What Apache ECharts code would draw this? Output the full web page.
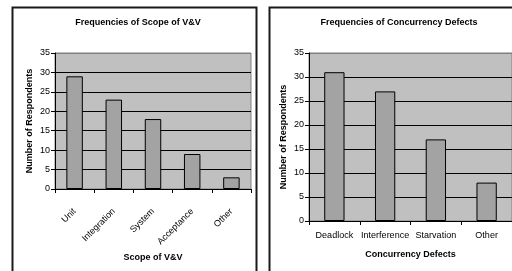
<!DOCTYPE html>
<html>
<head>
<meta charset="utf-8">
<script src="https://cdn.jsdelivr.net/npm/echarts@6/dist/echarts.min.js"></script>
<style>
html, body { margin: 0; padding: 0; background: #fff; overflow: hidden; }
#chart { width: 512px; height: 271px; }
</style>
</head>
<body>
<div id="chart"></div>
<script>
// left chart: scope of V&V
const scopeCats = ['Unit', 'Integration', 'System', 'Acceptance', 'Other'];
const scopeVals = [29, 23, 18, 9, 3];
// right chart: concurrency defects
const defectCats = ['Deadlock', 'Interference', 'Starvation', 'Other'];
const defectVals = [31, 27, 17, 8];
const yTicks = [0, 5, 10, 15, 20, 25, 30, 35];

const font = 'Liberation Sans, Arial, sans-serif';
const gridLineColors = ['#000', '#000', '#000', '#000', '#000', '#000', '#000', '#808080'];

function yAxis(idx) {
    return {
        gridIndex: idx,
        type: 'value',
        min: yTicks[0],
        max: yTicks[yTicks.length - 1],
        interval: yTicks[1] - yTicks[0],
        name: 'Number of Respondents',
        nameLocation: 'middle',
        nameGap: 21,
        nameTextStyle: { fontFamily: font, fontSize: 9, fontWeight: 'bold', color: '#000' },
        axisLine: { show: true, lineStyle: { color: '#000', width: 1 } },
        axisTick: { show: true, length: 4, lineStyle: { color: '#000' } },
        axisLabel: { fontFamily: font, fontSize: 9, color: '#000', margin: 5 },
        splitLine: { show: true, lineStyle: { color: gridLineColors, width: 1 } }
    };
}

function xAxis(idx, cats, name, gap, rotate, margin) {
    return {
        gridIndex: idx,
        type: 'category',
        data: cats,
        name: name,
        nameLocation: 'middle',
        nameGap: gap,
        nameTextStyle: { fontFamily: font, fontSize: 9, fontWeight: 'bold', color: '#000' },
        axisLine: { show: true, lineStyle: { color: '#000', width: 1 } },
        axisTick: { show: true, length: 4, alignWithLabel: false, lineStyle: { color: '#000' } },
        axisLabel: { fontFamily: font, fontSize: 9, color: '#000', rotate: rotate, margin: margin, interval: 0 }
    };
}

var chart = echarts.init(document.getElementById('chart'));
chart.setOption({
    animation: false,
    backgroundColor: '#fff',
    title: [
        {
            text: 'Frequencies of Scope of V&V',
            left: 133, top: 13, textAlign: 'center',
            textStyle: { fontFamily: font, fontSize: 9, fontWeight: 'bold', color: '#000' }
        },
        {
            text: 'Frequencies of Concurrency Defects',
            left: 394, top: 13, textAlign: 'center',
            textStyle: { fontFamily: font, fontSize: 9, fontWeight: 'bold', color: '#000' }
        }
    ],
    graphic: [
        { type: 'rect', shape: { x: 12.5, y: 7.5, width: 244, height: 280 }, style: { fill: 'none', stroke: '#1a1a1a', lineWidth: 2 }, z: -1 },
        { type: 'rect', shape: { x: 269.5, y: 7.5, width: 250, height: 280 }, style: { fill: 'none', stroke: '#1a1a1a', lineWidth: 2 }, z: -1 }
    ],
    grid: [
        { left: 55, top: 53, width: 196, height: 136, show: true, backgroundColor: '#c0c0c0', borderColor: '#808080', borderWidth: 1 },
        { left: 309, top: 53, width: 204, height: 168, show: true, backgroundColor: '#c0c0c0', borderColor: '#808080', borderWidth: 1 }
    ],
    xAxis: [
        xAxis(0, scopeCats, 'Scope of V&V', 59, 45, 21),
        xAxis(1, defectCats, 'Concurrency Defects', 29, 0, 10)
    ],
    yAxis: [yAxis(0), yAxis(1)],
    series: [
        {
            type: 'bar', xAxisIndex: 0, yAxisIndex: 0, data: scopeVals,
            barWidth: '42%',
            itemStyle: { color: '#a3a3a3', borderColor: '#000', borderWidth: 1 }
        },
        {
            type: 'bar', xAxisIndex: 1, yAxisIndex: 1, data: defectVals,
            barWidth: '40%',
            itemStyle: { color: '#a3a3a3', borderColor: '#000', borderWidth: 1 }
        }
    ]
});
</script>
</body>
</html>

__________

- Requirements
Copy out each line word for word, please, skipping the images.

- Response to this task
What Apache ECharts code would draw this? Output the full web page.
<!DOCTYPE html>
<html>
<head>
<meta charset="utf-8">
<script src="https://cdn.jsdelivr.net/npm/echarts@6/dist/echarts.min.js"></script>
<style>
html, body { margin: 0; padding: 0; background: #fff; overflow: hidden; }
#chart { width: 512px; height: 271px; }
</style>
</head>
<body>
<div id="chart"></div>
<script>
// left chart: scope of V&V
const scopeCats = ['Unit', 'Integration', 'System', 'Acceptance', 'Other'];
const scopeVals = [29, 23, 18, 9, 3];
// right chart: concurrency defects
const defectCats = ['Deadlock', 'Interference', 'Starvation', 'Other'];
const defectVals = [31, 27, 17, 8];
const yTicks = [0, 5, 10, 15, 20, 25, 30, 35];

const font = 'Liberation Sans, Arial, sans-serif';
const gridLineColors = ['#000', '#000', '#000', '#000', '#000', '#000', '#000', '#808080'];

function yAxis(idx) {
    return {
        gridIndex: idx,
        type: 'value',
        min: yTicks[0],
        max: yTicks[yTicks.length - 1],
        interval: yTicks[1] - yTicks[0],
        name: 'Number of Respondents',
        nameLocation: 'middle',
        nameGap: 21,
        nameTextStyle: { fontFamily: font, fontSize: 9, fontWeight: 'bold', color: '#000' },
        axisLine: { show: true, lineStyle: { color: '#000', width: 1 } },
        axisTick: { show: true, length: 4, lineStyle: { color: '#000' } },
        axisLabel: { fontFamily: font, fontSize: 9, color: '#000', margin: 5 },
        splitLine: { show: true, lineStyle: { color: gridLineColors, width: 1 } }
    };
}

function xAxis(idx, cats, name, gap, rotate, margin) {
    return {
        gridIndex: idx,
        type: 'category',
        data: cats,
        name: name,
        nameLocation: 'middle',
        nameGap: gap,
        nameTextStyle: { fontFamily: font, fontSize: 9, fontWeight: 'bold', color: '#000' },
        axisLine: { show: true, lineStyle: { color: '#000', width: 1 } },
        axisTick: { show: true, length: 4, alignWithLabel: false, lineStyle: { color: '#000' } },
        axisLabel: { fontFamily: font, fontSize: 9, color: '#000', rotate: rotate, margin: margin, interval: 0 }
    };
}

var chart = echarts.init(document.getElementById('chart'));
chart.setOption({
    animation: false,
    backgroundColor: '#fff',
    title: [
        {
            text: 'Frequencies of Scope of V&V',
            left: 133, top: 13, textAlign: 'center',
            textStyle: { fontFamily: font, fontSize: 9, fontWeight: 'bold', color: '#000' }
        },
        {
            text: 'Frequencies of Concurrency Defects',
            left: 394, top: 13, textAlign: 'center',
            textStyle: { fontFamily: font, fontSize: 9, fontWeight: 'bold', color: '#000' }
        }
    ],
    graphic: [
        { type: 'rect', shape: { x: 12.5, y: 7.5, width: 244, height: 280 }, style: { fill: 'none', stroke: '#1a1a1a', lineWidth: 2 }, z: -1 },
        { type: 'rect', shape: { x: 269.5, y: 7.5, width: 250, height: 280 }, style: { fill: 'none', stroke: '#1a1a1a', lineWidth: 2 }, z: -1 }
    ],
    grid: [
        { left: 55, top: 53, width: 196, height: 136, show: true, backgroundColor: '#c0c0c0', borderColor: '#808080', borderWidth: 1 },
        { left: 309, top: 53, width: 204, height: 168, show: true, backgroundColor: '#c0c0c0', borderColor: '#808080', borderWidth: 1 }
    ],
    xAxis: [
        xAxis(0, scopeCats, 'Scope of V&V', 59, 45, 21),
        xAxis(1, defectCats, 'Concurrency Defects', 29, 0, 10)
    ],
    yAxis: [yAxis(0), yAxis(1)],
    series: [
        {
            type: 'bar', xAxisIndex: 0, yAxisIndex: 0, data: scopeVals,
            barWidth: '42%',
            itemStyle: { color: '#a3a3a3', borderColor: '#000', borderWidth: 1 }
        },
        {
            type: 'bar', xAxisIndex: 1, yAxisIndex: 1, data: defectVals,
            barWidth: '40%',
            itemStyle: { color: '#a3a3a3', borderColor: '#000', borderWidth: 1 }
        }
    ]
});
</script>
</body>
</html>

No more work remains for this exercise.